-- begin --
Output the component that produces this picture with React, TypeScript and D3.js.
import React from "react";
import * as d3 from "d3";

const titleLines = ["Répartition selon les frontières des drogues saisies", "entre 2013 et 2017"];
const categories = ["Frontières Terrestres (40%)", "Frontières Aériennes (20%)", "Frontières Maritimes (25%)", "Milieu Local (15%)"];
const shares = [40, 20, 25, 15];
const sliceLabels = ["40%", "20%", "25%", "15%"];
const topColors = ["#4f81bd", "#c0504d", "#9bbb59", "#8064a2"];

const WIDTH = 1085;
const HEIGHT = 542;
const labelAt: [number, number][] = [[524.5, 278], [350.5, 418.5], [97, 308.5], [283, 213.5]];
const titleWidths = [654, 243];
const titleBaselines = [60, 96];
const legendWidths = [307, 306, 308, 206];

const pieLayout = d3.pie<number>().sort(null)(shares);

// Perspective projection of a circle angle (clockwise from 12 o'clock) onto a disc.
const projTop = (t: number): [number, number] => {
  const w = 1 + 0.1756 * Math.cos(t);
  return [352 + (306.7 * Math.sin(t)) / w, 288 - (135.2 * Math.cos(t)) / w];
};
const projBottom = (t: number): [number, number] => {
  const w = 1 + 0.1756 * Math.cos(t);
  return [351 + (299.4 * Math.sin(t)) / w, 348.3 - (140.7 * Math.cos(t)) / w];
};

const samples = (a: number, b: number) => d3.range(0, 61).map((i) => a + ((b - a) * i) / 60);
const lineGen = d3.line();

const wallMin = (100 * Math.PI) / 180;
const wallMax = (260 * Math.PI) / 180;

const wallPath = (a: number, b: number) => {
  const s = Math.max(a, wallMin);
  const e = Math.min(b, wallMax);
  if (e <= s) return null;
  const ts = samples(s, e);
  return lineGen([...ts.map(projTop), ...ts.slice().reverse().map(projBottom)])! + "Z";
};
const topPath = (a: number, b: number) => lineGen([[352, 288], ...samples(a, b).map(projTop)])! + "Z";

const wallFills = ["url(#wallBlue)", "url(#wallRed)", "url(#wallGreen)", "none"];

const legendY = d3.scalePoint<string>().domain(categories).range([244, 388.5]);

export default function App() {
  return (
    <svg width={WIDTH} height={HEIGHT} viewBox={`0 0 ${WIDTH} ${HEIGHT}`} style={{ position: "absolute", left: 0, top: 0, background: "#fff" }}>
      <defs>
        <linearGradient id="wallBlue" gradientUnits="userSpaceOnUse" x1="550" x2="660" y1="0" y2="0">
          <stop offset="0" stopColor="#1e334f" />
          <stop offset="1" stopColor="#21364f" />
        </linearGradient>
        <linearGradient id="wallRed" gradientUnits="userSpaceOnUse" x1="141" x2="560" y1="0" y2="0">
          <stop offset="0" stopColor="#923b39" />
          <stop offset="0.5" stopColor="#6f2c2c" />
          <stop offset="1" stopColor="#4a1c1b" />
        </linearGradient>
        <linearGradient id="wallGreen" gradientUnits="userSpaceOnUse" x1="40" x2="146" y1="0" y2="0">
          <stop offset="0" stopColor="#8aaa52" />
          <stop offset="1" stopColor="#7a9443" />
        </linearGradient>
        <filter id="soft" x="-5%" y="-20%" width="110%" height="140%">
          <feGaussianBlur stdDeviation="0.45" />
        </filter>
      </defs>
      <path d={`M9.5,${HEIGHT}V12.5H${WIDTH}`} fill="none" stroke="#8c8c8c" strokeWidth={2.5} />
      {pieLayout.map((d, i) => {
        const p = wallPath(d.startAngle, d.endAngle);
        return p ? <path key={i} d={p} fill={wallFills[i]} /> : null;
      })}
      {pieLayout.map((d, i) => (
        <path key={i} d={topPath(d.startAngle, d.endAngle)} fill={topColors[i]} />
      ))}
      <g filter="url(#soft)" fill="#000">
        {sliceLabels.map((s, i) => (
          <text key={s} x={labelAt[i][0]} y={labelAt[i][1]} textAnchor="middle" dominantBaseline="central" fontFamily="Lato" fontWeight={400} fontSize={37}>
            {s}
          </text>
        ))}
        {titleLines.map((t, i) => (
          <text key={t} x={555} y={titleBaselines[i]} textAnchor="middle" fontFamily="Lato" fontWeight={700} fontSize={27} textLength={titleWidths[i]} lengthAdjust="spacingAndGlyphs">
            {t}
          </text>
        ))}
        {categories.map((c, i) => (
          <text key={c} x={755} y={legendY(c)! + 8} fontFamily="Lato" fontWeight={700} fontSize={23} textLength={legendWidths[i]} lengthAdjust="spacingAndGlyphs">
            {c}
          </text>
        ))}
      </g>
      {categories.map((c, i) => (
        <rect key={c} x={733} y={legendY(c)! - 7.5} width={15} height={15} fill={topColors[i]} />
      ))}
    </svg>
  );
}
-- end --
Reproduce all of the material above word for word.

Output the component that produces this picture with React, TypeScript and D3.js.
import React from "react";
import * as d3 from "d3";

const titleLines = ["Répartition selon les frontières des drogues saisies", "entre 2013 et 2017"];
const categories = ["Frontières Terrestres (40%)", "Frontières Aériennes (20%)", "Frontières Maritimes (25%)", "Milieu Local (15%)"];
const shares = [40, 20, 25, 15];
const sliceLabels = ["40%", "20%", "25%", "15%"];
const topColors = ["#4f81bd", "#c0504d", "#9bbb59", "#8064a2"];

const WIDTH = 1085;
const HEIGHT = 542;
const labelAt: [number, number][] = [[524.5, 278], [350.5, 418.5], [97, 308.5], [283, 213.5]];
const titleWidths = [654, 243];
const titleBaselines = [60, 96];
const legendWidths = [307, 306, 308, 206];

const pieLayout = d3.pie<number>().sort(null)(shares);

// Perspective projection of a circle angle (clockwise from 12 o'clock) onto a disc.
const projTop = (t: number): [number, number] => {
  const w = 1 + 0.1756 * Math.cos(t);
  return [352 + (306.7 * Math.sin(t)) / w, 288 - (135.2 * Math.cos(t)) / w];
};
const projBottom = (t: number): [number, number] => {
  const w = 1 + 0.1756 * Math.cos(t);
  return [351 + (299.4 * Math.sin(t)) / w, 348.3 - (140.7 * Math.cos(t)) / w];
};

const samples = (a: number, b: number) => d3.range(0, 61).map((i) => a + ((b - a) * i) / 60);
const lineGen = d3.line();

const wallMin = (100 * Math.PI) / 180;
const wallMax = (260 * Math.PI) / 180;

const wallPath = (a: number, b: number) => {
  const s = Math.max(a, wallMin);
  const e = Math.min(b, wallMax);
  if (e <= s) return null;
  const ts = samples(s, e);
  return lineGen([...ts.map(projTop), ...ts.slice().reverse().map(projBottom)])! + "Z";
};
const topPath = (a: number, b: number) => lineGen([[352, 288], ...samples(a, b).map(projTop)])! + "Z";

const wallFills = ["url(#wallBlue)", "url(#wallRed)", "url(#wallGreen)", "none"];

const legendY = d3.scalePoint<string>().domain(categories).range([244, 388.5]);

export default function App() {
  return (
    <svg width={WIDTH} height={HEIGHT} viewBox={`0 0 ${WIDTH} ${HEIGHT}`} style={{ position: "absolute", left: 0, top: 0, background: "#fff" }}>
      <defs>
        <linearGradient id="wallBlue" gradientUnits="userSpaceOnUse" x1="550" x2="660" y1="0" y2="0">
          <stop offset="0" stopColor="#1e334f" />
          <stop offset="1" stopColor="#21364f" />
        </linearGradient>
        <linearGradient id="wallRed" gradientUnits="userSpaceOnUse" x1="141" x2="560" y1="0" y2="0">
          <stop offset="0" stopColor="#923b39" />
          <stop offset="0.5" stopColor="#6f2c2c" />
          <stop offset="1" stopColor="#4a1c1b" />
        </linearGradient>
        <linearGradient id="wallGreen" gradientUnits="userSpaceOnUse" x1="40" x2="146" y1="0" y2="0">
          <stop offset="0" stopColor="#8aaa52" />
          <stop offset="1" stopColor="#7a9443" />
        </linearGradient>
        <filter id="soft" x="-5%" y="-20%" width="110%" height="140%">
          <feGaussianBlur stdDeviation="0.45" />
        </filter>
      </defs>
      <path d={`M9.5,${HEIGHT}V12.5H${WIDTH}`} fill="none" stroke="#8c8c8c" strokeWidth={2.5} />
      {pieLayout.map((d, i) => {
        const p = wallPath(d.startAngle, d.endAngle);
        return p ? <path key={i} d={p} fill={wallFills[i]} /> : null;
      })}
      {pieLayout.map((d, i) => (
        <path key={i} d={topPath(d.startAngle, d.endAngle)} fill={topColors[i]} />
      ))}
      <g filter="url(#soft)" fill="#000">
        {sliceLabels.map((s, i) => (
          <text key={s} x={labelAt[i][0]} y={labelAt[i][1]} textAnchor="middle" dominantBaseline="central" fontFamily="Lato" fontWeight={400} fontSize={37}>
            {s}
          </text>
        ))}
        {titleLines.map((t, i) => (
          <text key={t} x={555} y={titleBaselines[i]} textAnchor="middle" fontFamily="Lato" fontWeight={700} fontSize={27} textLength={titleWidths[i]} lengthAdjust="spacingAndGlyphs">
            {t}
          </text>
        ))}
        {categories.map((c, i) => (
          <text key={c} x={755} y={legendY(c)! + 8} fontFamily="Lato" fontWeight={700} fontSize={23} textLength={legendWidths[i]} lengthAdjust="spacingAndGlyphs">
            {c}
          </text>
        ))}
      </g>
      {categories.map((c, i) => (
        <rect key={c} x={733} y={legendY(c)! - 7.5} width={15} height={15} fill={topColors[i]} />
      ))}
    </svg>
  );
}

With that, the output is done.